We want the API for our users to be as flexible as possible, so some of our previously mentioned design patterns are not captured by the API, but rather by its implementation.

Data types

  • The Events data type contains the following fields:

    • Slot numbers (a data type that supports ordering)

    • Block id (a data type that supports equality checking)

    • e (type variable standing for the event)

  • The Query data type contains the following fields:

    • Validity interval (can be any interval defined by using the slot numbers or a special value that turn off checking for validity)

    • q (type variable standing for the query)

  • Result

    • Slot number at which the query was ran

    • r (type variable standing for the query result)

Functions

  • The Query function takes the following parameters:

    • Indexer - The indexer that we are using to run the query.

    • Validity interval - The interval under which the query needs to be ran.

    • The query (q type variable) - The user-defined query.

    • The query result

  • The Store function takes the following parameters:

    • Indexer - The indexer for which we run the function

    • Does not return anything useful

  • The Resume function takes the following parameters:

    • Indexer - The indexer we need to query for the last consumed slot numbers

    • Returns a list of slot numbers and block ids

Runtime parameters

  • Minimum events retained (this should be the previously mentioned K parameter)

    Currently the main cardano network guarantees that there will be no rollbacks beyond 2160 blocks.
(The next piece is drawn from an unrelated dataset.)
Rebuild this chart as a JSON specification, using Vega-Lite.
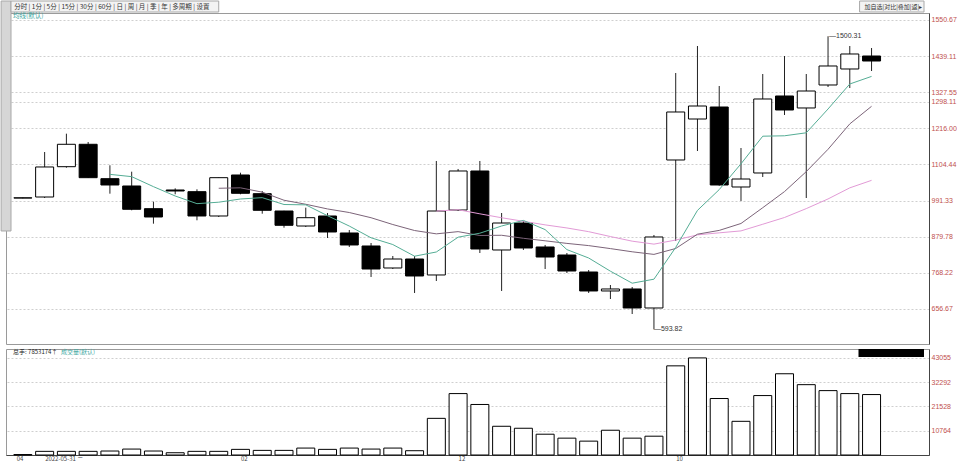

This would be that parameter.

  • Maximum in-memory events (should be less than K)

    How many events do we want to keep in memory. For the main network this should be any number lower that 2160. The larger the number the less frequent writing to disk is and the more RAM is used.

Extension mechanisms

  1. Storage engine

You can customise the query and store functions which run in some generic monad to use whatever backend is best for the job. We currently use SQLite, but that is more for convenience than anything else.

  1. Query intervals

If you want to specify an interval for your queries (which is highly encouraged) then you need to have in memory (or on disk) sufficient information to reconstruct the state at the given slot number. The information required is contained in the event (which includes the slot number). By storing more than K events you can extend the query interval as much as you need. In extreme, you can store events without ever aggregating and deleting them, in which case your queries can span the whole blockchain.

Implementation

This is the way we suggest people implement storage for the indexers:

| Memory |       Disk         |
|--------|--------|-----------|
| Events | Events | Aggregate |

To support the resume function we need to always have at least one event stored on disk. This is an invariant that an implementation can keep by ensuring that the number of in-memory events is less than K.

Since the number of events stored in memory is constant we can keep on using a ring buffer backed by the vector library.

Events are moved into storage whenever the in-memory buffer becomes full. When they are moved into storage we also need to decide what we are folding into the stored aggregated data structure. We should never fold any events that are newer than K blocks.

We suggest using type families for the implementation due to the functional dependencies between the handler type and the monad that the indexer runs in, as well as the dependency between the query type and the result type (and in the future the notification type).